The post SEC Declares Some Liquid Staking Activities Are Not Securities in Key Crypto Guidance Update appeared first on Coinpedia Fintech News
The U.S. Securities and Exchange Commission (SEC) has released new guidance clarifying that certain liquid staking activities in the crypto space do not qualify as securities offerings. The announcement marks a major step toward clearer regulation for US crypto market. According to the SEC, receiving a liquid staking token as proof of ownership doesn’t always mean a security is being offered, depending on the specific details of the activity.
SEC Clarifies Liquid Staking Rules
The U.S. Securities and Exchange Commission (SEC) has released a new staff statement that offers long-awaited clarity on the treatment of liquid staking in the crypto space. The guidance, issued by the SEC’s Division of Corporation Finance, outlines the agency’s current stance on whether certain crypto staking activities fall under existing federal securities laws.

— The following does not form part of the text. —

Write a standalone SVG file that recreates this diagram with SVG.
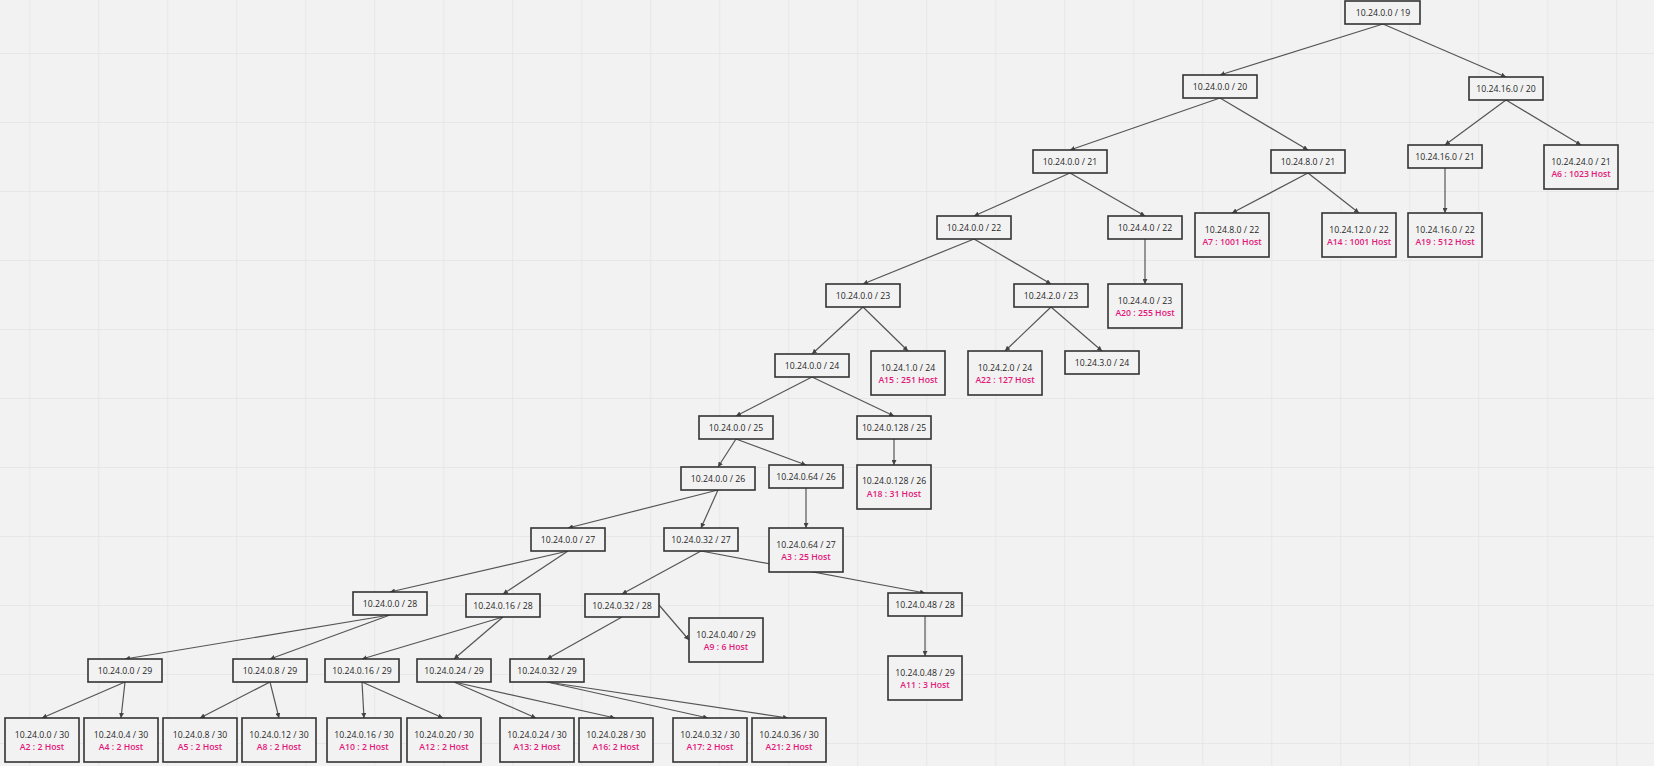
<svg xmlns="http://www.w3.org/2000/svg" width="1654" height="766" viewBox="0 0 1654 766">
<defs>
<pattern id="grid" x="29.3" y="53" width="69" height="69" patternUnits="userSpaceOnUse">
<path d="M0,0 H69 M0,0 V69" fill="none" stroke="#e4e4e4" stroke-width="1.5"/>
</pattern>
<marker id="arr" viewBox="0 0 6 6" refX="6" refY="3" markerWidth="5" markerHeight="5" markerUnits="userSpaceOnUse" orient="auto">
<path d="M0,0 L6,3 L0,6 z" fill="#444"/>
</marker>
<style>
.n rect{fill:#f2f2f2;stroke:#333;stroke-width:1.6}
.n text{font-family:"Open Sans","Noto Sans","DejaVu Sans",sans-serif;font-size:8.7px;fill:#262626;text-anchor:middle}
.n text.h{fill:#e2187a;font-weight:600}
#edges line{stroke:#555;stroke-width:1.2;marker-end:url(#arr)}
</style>
</defs>
<rect width="1654" height="766" fill="#f2f2f2"/>
<rect width="1654" height="766" fill="url(#grid)"/>

<g id="edges">
<line x1="1383" y1="24" x2="1220" y2="75"/>
<line x1="1383" y1="24" x2="1506" y2="77"/>
<line x1="1220" y1="98" x2="1070" y2="150"/>
<line x1="1220" y1="98" x2="1308" y2="150"/>
<line x1="1506" y1="100" x2="1445" y2="145"/>
<line x1="1506" y1="100" x2="1581" y2="145"/>
<line x1="1070" y1="173" x2="974" y2="216"/>
<line x1="1070" y1="173" x2="1145" y2="216"/>
<line x1="1308" y1="173" x2="1232" y2="213"/>
<line x1="1308" y1="173" x2="1359" y2="213"/>
<line x1="1445" y1="168" x2="1445" y2="213"/>
<line x1="974" y1="239" x2="863" y2="284"/>
<line x1="974" y1="239" x2="1051" y2="284"/>
<line x1="1145" y1="239" x2="1145" y2="284"/>
<line x1="863" y1="307" x2="812" y2="354"/>
<line x1="863" y1="307" x2="908" y2="351"/>
<line x1="1051" y1="307" x2="1005" y2="351"/>
<line x1="1051" y1="307" x2="1102" y2="351"/>
<line x1="812" y1="377" x2="736" y2="416"/>
<line x1="812" y1="377" x2="894" y2="416"/>
<line x1="736" y1="439" x2="718" y2="467"/>
<line x1="736" y1="439" x2="806" y2="465"/>
<line x1="894" y1="439" x2="894" y2="465"/>
<line x1="718" y1="490" x2="568" y2="528"/>
<line x1="718" y1="490" x2="701" y2="528"/>
<line x1="806" y1="488" x2="806" y2="528"/>
<line x1="568" y1="551" x2="390" y2="592"/>
<line x1="568" y1="551" x2="503" y2="594"/>
<line x1="701" y1="551" x2="622" y2="594"/>
<line x1="701" y1="551" x2="925" y2="593"/>
<line x1="390" y1="615" x2="125" y2="659"/>
<line x1="390" y1="615" x2="270" y2="659"/>
<line x1="503" y1="617" x2="362" y2="659"/>
<line x1="503" y1="617" x2="454" y2="659"/>
<line x1="622" y1="617" x2="547" y2="659"/>
<line x1="659" y1="605" x2="689" y2="640"/>
<line x1="925" y1="616" x2="925" y2="656"/>
<line x1="125" y1="682" x2="42" y2="718"/>
<line x1="125" y1="682" x2="121" y2="718"/>
<line x1="270" y1="682" x2="200" y2="718"/>
<line x1="270" y1="682" x2="279" y2="718"/>
<line x1="362" y1="682" x2="364" y2="718"/>
<line x1="362" y1="682" x2="443" y2="718"/>
<line x1="454" y1="682" x2="536" y2="718"/>
<line x1="454" y1="682" x2="615" y2="718"/>
<line x1="547" y1="682" x2="708" y2="718"/>
<line x1="547" y1="682" x2="788" y2="718"/>
</g>

<g id="n19" class="n"><rect x="1345" y="1" width="75" height="23"/><text x="1383" y="15.5">10.24.0.0 / 19</text></g>
<g id="n20a" class="n"><rect x="1183" y="75" width="74" height="23"/><text x="1220" y="89.5">10.24.0.0 / 20</text></g>
<g id="n20b" class="n"><rect x="1469" y="77" width="74" height="23"/><text x="1506" y="91.5">10.24.16.0 / 20</text></g>
<g id="n21a" class="n"><rect x="1033" y="150" width="74" height="23"/><text x="1070" y="164.5">10.24.0.0 / 21</text></g>
<g id="n21b" class="n"><rect x="1271" y="150" width="74" height="23"/><text x="1308" y="164.5">10.24.8.0 / 21</text></g>
<g id="n21c" class="n"><rect x="1408" y="145" width="74" height="23"/><text x="1445" y="159.5">10.24.16.0 / 21</text></g>
<g id="n21d" class="n"><rect x="1544" y="145" width="74" height="44"/><text x="1581" y="164.5">10.24.24.0 / 21</text><text class="h" x="1581" y="176.5">A6 : 1023 Host</text></g>
<g id="n22a" class="n"><rect x="937" y="216" width="74" height="23"/><text x="974" y="230.5">10.24.0.0 / 22</text></g>
<g id="n22b" class="n"><rect x="1108" y="216" width="74" height="23"/><text x="1145" y="230.5">10.24.4.0 / 22</text></g>
<g id="n22c" class="n"><rect x="1195" y="213" width="74" height="44"/><text x="1232" y="232.5">10.24.8.0 / 22</text><text class="h" x="1232" y="244.5">A7 : 1001 Host</text></g>
<g id="n22d" class="n"><rect x="1322" y="213" width="74" height="44"/><text x="1359" y="232.5">10.24.12.0 / 22</text><text class="h" x="1359" y="244.5">A14 : 1001 Host</text></g>
<g id="n22e" class="n"><rect x="1408" y="213" width="74" height="44"/><text x="1445" y="232.5">10.24.16.0 / 22</text><text class="h" x="1445" y="244.5">A19 : 512 Host</text></g>
<g id="n23a" class="n"><rect x="826" y="284" width="74" height="23"/><text x="863" y="298.5">10.24.0.0 / 23</text></g>
<g id="n23b" class="n"><rect x="1014" y="284" width="74" height="23"/><text x="1051" y="298.5">10.24.2.0 / 23</text></g>
<g id="n23c" class="n"><rect x="1108" y="284" width="74" height="44"/><text x="1145" y="303.5">10.24.4.0 / 23</text><text class="h" x="1145" y="315.5">A20 : 255 Host</text></g>
<g id="n24a" class="n"><rect x="775" y="354" width="74" height="23"/><text x="812" y="368.5">10.24.0.0 / 24</text></g>
<g id="n24b" class="n"><rect x="871" y="351" width="74" height="44"/><text x="908" y="370.5">10.24.1.0 / 24</text><text class="h" x="908" y="382.5">A15 : 251 Host</text></g>
<g id="n24c" class="n"><rect x="968" y="351" width="74" height="44"/><text x="1005" y="370.5">10.24.2.0 / 24</text><text class="h" x="1005" y="382.5">A22 : 127 Host</text></g>
<g id="n24d" class="n"><rect x="1065" y="351" width="74" height="23"/><text x="1102" y="365.5">10.24.3.0 / 24</text></g>
<g id="n25a" class="n"><rect x="699" y="416" width="74" height="23"/><text x="736" y="430.5">10.24.0.0 / 25</text></g>
<g id="n25b" class="n"><rect x="857" y="416" width="74" height="23"/><text x="894" y="430.5">10.24.0.128 / 25</text></g>
<g id="n26a" class="n"><rect x="681" y="467" width="74" height="23"/><text x="718" y="481.5">10.24.0.0 / 26</text></g>
<g id="n26b" class="n"><rect x="769" y="465" width="74" height="23"/><text x="806" y="479.5">10.24.0.64 / 26</text></g>
<g id="n26c" class="n"><rect x="857" y="465" width="74" height="44"/><text x="894" y="483.5">10.24.0.128 / 26</text><text class="h" x="894" y="496.5">A18 : 31 Host</text></g>
<g id="n27a" class="n"><rect x="531" y="528" width="74" height="23"/><text x="568" y="542.5">10.24.0.0 / 27</text></g>
<g id="n27b" class="n"><rect x="664" y="528" width="74" height="23"/><text x="701" y="542.5">10.24.0.32 / 27</text></g>
<g id="n27c" class="n"><rect x="769" y="528" width="74" height="44"/><text x="806" y="547.5">10.24.0.64 / 27</text><text class="h" x="806" y="559.5">A3 : 25 Host</text></g>
<g id="n28a" class="n"><rect x="353" y="592" width="74" height="23"/><text x="390" y="606.5">10.24.0.0 / 28</text></g>
<g id="n28b" class="n"><rect x="466" y="594" width="74" height="23"/><text x="503" y="608.5">10.24.0.16 / 28</text></g>
<g id="n28c" class="n"><rect x="585" y="594" width="74" height="23"/><text x="622" y="608.5">10.24.0.32 / 28</text></g>
<g id="n28d" class="n"><rect x="888" y="593" width="74" height="23"/><text x="925" y="607.5">10.24.0.48 / 28</text></g>
<g id="n29a" class="n"><rect x="88" y="659" width="74" height="23"/><text x="125" y="673.5">10.24.0.0 / 29</text></g>
<g id="n29b" class="n"><rect x="233" y="659" width="74" height="23"/><text x="270" y="673.5">10.24.0.8 / 29</text></g>
<g id="n29c" class="n"><rect x="325" y="659" width="74" height="23"/><text x="362" y="673.5">10.24.0.16 / 29</text></g>
<g id="n29d" class="n"><rect x="417" y="659" width="74" height="23"/><text x="454" y="673.5">10.24.0.24 / 29</text></g>
<g id="n29e" class="n"><rect x="510" y="659" width="74" height="23"/><text x="547" y="673.5">10.24.0.32 / 29</text></g>
<g id="n29f" class="n"><rect x="689" y="618" width="74" height="44"/><text x="726" y="637.5">10.24.0.40 / 29</text><text class="h" x="726" y="649.5">A9 : 6 Host</text></g>
<g id="n29g" class="n"><rect x="888" y="656" width="74" height="44"/><text x="925" y="675.5">10.24.0.48 / 29</text><text class="h" x="925" y="687.5">A11 : 3 Host</text></g>
<g id="n30a" class="n"><rect x="5" y="718" width="74" height="44"/><text x="42" y="737.5">10.24.0.0 / 30</text><text class="h" x="42" y="749.5">A2 : 2 Host</text></g>
<g id="n30b" class="n"><rect x="84" y="718" width="74" height="44"/><text x="121" y="737.5">10.24.0.4 / 30</text><text class="h" x="121" y="749.5">A4 : 2 Host</text></g>
<g id="n30c" class="n"><rect x="163" y="718" width="74" height="44"/><text x="200" y="737.5">10.24.0.8 / 30</text><text class="h" x="200" y="749.5">A5 : 2 Host</text></g>
<g id="n30d" class="n"><rect x="242" y="718" width="74" height="44"/><text x="279" y="737.5">10.24.0.12 / 30</text><text class="h" x="279" y="749.5">A8 : 2 Host</text></g>
<g id="n30e" class="n"><rect x="327" y="718" width="74" height="44"/><text x="364" y="737.5">10.24.0.16 / 30</text><text class="h" x="364" y="749.5">A10 : 2 Host</text></g>
<g id="n30f" class="n"><rect x="407" y="718" width="74" height="44"/><text x="444" y="737.5">10.24.0.20 / 30</text><text class="h" x="444" y="749.5">A12 : 2 Host</text></g>
<g id="n30g" class="n"><rect x="500" y="718" width="74" height="44"/><text x="537" y="737.5">10.24.0.24 / 30</text><text class="h" x="537" y="749.5">A13: 2 Host</text></g>
<g id="n30h" class="n"><rect x="579" y="718" width="74" height="44"/><text x="616" y="737.5">10.24.0.28 / 30</text><text class="h" x="616" y="749.5">A16: 2 Host</text></g>
<g id="n30i" class="n"><rect x="673" y="718" width="74" height="44"/><text x="710" y="737.5">10.24.0.32 / 30</text><text class="h" x="710" y="749.5">A17: 2 Host</text></g>
<g id="n30j" class="n"><rect x="752" y="718" width="74" height="44"/><text x="789" y="737.5">10.24.0.36 / 30</text><text class="h" x="789" y="749.5">A21: 2 Host</text></g>
</svg>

Liquid staking is a process where crypto holders “stake” their digital assets, usually through a blockchain protocol or third-party provider, and in return, receive a liquid staking receipt token. This token acts as proof of ownership of the staked assets and represents any rewards that may accumulate during the staking period.
The new SEC statement explains that, in the agency’s view, these types of transactions do not automatically qualify as securities offerings. The determination will depend on the “facts and circumstances” of each case. Specifically, the SEC noted that the activities covered in the statement do not involve the offer or sale of securities under Section 2(a)(1) of the Securities Act of 1933 or Section 3(a)(10) of the Securities Exchange Act of 1934.
SEC Chair Paul Atkins said, “Today’s staff statement on liquid staking is a significant step forward in clarifying the staff’s view about crypto asset activities that do not fall within the SEC’s jurisdiction.”
This clarification is big for blockchain developers, staking service providers, and crypto investors, many of whom have operated in a grey area due to unclear regulatory guidance.